Já o resguardo dos direitos fundamentais, por sua vez, constituiu a faceta mais afirmativa da corte, pela qual a opinião pública (ao menos uma parte dela) voltou a respaldar as decisões dos ministros. A começar pela defesa da livre expressão e discussão de ideias, ainda nas vésperas do 2º turno das eleições, quando o STF concedeu liminar que proibiu o poder estatal de limitar as manifestações dos alunos nas universidades (tal como ocorreu com o recolhimento da bandeira anti-fascista na UFF). “Não é a autoridade pública que vai fazer um filtro paternalista e antidemocrático”, afirmou o ministro Alexandre Morais. Foi o primeiro recado ao governo Bolsonaro.
Em seguida, o STF julgou a criminalização da homofobia, mesmo que para isso tenha se indisposto com a importante base evangélica do governo. Sem negar que a omissão em tratar do tema foi do Congresso, o Supremo julgou necessário firmar de pronto uma interpretação em proteção aos direitos da comunidade LGBT. Mais recentemente, a corte também foi rápida em conceder uma liminar contra a censura de obras com temática LGBT na Bienal do Livro (RJ).
Quando o governo Bolsonaro tentou sobrepujar o Legislativo e governar via decretos ou medidas provisórias, foi também o Supremo que interviu sem demora. Os ministros anularam os decretos do presidente que aboliam os conselhos civis da administração federal, importantes instrumentos de participação social, já que foram criados por projetos de lei e a extinção só poderia se dar através do Congresso.
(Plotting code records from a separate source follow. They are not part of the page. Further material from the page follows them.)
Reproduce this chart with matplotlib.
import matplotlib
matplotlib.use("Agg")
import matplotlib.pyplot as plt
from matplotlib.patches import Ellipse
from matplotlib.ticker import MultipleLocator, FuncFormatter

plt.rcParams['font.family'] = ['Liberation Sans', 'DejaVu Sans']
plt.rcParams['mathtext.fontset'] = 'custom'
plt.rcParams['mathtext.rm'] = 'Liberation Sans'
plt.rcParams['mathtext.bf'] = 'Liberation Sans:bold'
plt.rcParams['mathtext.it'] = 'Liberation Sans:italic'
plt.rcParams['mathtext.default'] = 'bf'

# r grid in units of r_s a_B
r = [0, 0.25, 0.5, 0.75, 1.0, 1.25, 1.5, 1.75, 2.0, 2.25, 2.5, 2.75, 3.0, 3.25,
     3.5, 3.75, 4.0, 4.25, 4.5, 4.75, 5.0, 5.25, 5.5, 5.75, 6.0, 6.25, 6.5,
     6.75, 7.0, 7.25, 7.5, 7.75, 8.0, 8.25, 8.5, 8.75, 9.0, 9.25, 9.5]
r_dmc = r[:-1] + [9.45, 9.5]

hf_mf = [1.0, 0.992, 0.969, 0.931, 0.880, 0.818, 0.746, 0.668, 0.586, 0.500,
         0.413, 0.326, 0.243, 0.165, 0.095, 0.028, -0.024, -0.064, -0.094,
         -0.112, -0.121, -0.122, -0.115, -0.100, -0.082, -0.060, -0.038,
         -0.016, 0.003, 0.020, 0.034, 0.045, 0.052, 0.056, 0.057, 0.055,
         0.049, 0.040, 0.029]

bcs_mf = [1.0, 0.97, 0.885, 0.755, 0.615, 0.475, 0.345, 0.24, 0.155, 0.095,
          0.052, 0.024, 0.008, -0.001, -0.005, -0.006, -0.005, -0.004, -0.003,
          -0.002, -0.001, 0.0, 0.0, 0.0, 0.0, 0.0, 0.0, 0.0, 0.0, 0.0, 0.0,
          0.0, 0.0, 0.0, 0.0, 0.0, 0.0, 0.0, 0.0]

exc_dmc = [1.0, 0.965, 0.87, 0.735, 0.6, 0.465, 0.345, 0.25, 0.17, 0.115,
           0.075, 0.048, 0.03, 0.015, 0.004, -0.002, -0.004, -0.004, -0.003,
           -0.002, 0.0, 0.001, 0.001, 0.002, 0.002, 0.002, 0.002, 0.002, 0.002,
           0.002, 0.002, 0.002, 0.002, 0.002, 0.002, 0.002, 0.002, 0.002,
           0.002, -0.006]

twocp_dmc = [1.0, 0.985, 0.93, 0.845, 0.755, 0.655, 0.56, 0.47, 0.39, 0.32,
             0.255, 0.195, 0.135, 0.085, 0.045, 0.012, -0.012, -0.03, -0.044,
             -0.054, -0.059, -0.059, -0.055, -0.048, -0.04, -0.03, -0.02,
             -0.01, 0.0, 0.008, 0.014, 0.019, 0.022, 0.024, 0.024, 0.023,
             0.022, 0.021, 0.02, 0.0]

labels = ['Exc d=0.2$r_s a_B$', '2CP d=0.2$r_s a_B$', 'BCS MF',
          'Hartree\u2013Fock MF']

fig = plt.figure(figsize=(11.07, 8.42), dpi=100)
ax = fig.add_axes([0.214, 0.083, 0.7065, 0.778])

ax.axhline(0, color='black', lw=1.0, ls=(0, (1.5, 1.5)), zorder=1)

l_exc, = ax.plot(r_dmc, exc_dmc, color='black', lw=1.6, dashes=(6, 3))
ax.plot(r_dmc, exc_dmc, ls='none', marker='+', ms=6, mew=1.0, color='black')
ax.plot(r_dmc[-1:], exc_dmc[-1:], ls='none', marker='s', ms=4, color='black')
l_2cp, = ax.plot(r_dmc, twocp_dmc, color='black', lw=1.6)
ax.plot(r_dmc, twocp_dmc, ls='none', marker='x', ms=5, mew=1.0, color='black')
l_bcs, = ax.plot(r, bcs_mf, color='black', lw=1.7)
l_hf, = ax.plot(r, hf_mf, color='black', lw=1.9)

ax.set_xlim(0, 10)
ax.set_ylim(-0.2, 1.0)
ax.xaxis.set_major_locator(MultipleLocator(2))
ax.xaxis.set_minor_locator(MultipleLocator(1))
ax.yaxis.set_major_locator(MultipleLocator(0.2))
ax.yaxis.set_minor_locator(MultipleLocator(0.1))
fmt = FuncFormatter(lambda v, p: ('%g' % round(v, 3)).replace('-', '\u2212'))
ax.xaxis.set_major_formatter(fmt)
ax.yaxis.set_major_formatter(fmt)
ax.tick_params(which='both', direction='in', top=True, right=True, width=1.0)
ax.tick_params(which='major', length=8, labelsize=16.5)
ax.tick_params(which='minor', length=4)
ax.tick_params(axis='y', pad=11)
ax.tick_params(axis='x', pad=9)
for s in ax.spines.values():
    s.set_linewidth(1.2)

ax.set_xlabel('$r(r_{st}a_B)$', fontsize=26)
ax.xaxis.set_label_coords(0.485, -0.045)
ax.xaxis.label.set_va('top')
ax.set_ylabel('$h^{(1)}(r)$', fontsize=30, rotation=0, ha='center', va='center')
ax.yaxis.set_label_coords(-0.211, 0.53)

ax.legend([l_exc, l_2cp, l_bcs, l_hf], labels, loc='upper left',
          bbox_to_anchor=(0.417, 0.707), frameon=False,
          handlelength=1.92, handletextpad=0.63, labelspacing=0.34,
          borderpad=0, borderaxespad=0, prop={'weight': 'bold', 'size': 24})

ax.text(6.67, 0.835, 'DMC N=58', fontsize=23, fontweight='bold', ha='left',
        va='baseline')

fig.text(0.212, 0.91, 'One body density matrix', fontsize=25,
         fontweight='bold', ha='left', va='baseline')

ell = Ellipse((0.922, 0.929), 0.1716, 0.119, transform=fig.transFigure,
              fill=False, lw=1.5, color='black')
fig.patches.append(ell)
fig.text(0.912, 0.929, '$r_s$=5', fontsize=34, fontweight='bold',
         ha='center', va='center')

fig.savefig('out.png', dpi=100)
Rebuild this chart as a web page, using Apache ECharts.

No caso da MP que transferia a prerrogativa de demarcação de terras, originalmente na Funai, para o Ministério da Agricultura, o STF derrubou pelo placar elástico de 11x0, indicando que o Legislativo já tinha rejeitado a mudança e não cabia ao Executivo insistir. No momento em que chegou a vez de analisar os itens do decreto das armas, os quais claramente excediam os temas que poderiam ser editados pelo presidente via decretos, foi o próprio governo que revogou o decreto e enviou um projeto de lei, antecipando a decisão do Supremo.
Se a democracia, através do STF e outras instituições, tem revelado certa resiliência, não é menos verdade que o governo, entretanto, ainda está começando. O presidente Bolsonaro já meteu a mão nos mais diversos órgãos — Polícia Federal, Receita Federal, Procuradoria Geral e até no Itamarary — e certamente tentará o mesmo ocorrerá na corte, sobretudo na altura em que fizer suas nomeações. Sendo assim, para que o tribunal permaneça incólume, será fundamental o mesmo ingrediente que outrora fortaleceu o tribunal: o respaldo popular.
Na contra-mão disso, o tribunal terá uma agenda de votações extremamente polarizada, como o julgamento sobre a prisão em 2ª instância, em que a decisão inevitavelmente tomará um viés plebiscitário. Ao menos, ajudará se o STF evitar novas decisões desastradas como o inquérito das Fake News, a censura ao portal Crusoé e a investigação a membros do governo (caso recente do senador Fernando Bezerra Coelho), todas realizadas sob críticas da da Procuradoria Geral. A corte já não pode errar, nem muito menos manter as disputas internas (“grupo do Gilmar” x “grupo do Barroso”), afinal, o verdadeiro perigo tem nome e sobrenome.
Num país em que a constituição foi responsável pela reinvenção da sociedade, a corte constitucional não pode falhar quando os espectros do passado regurgitam.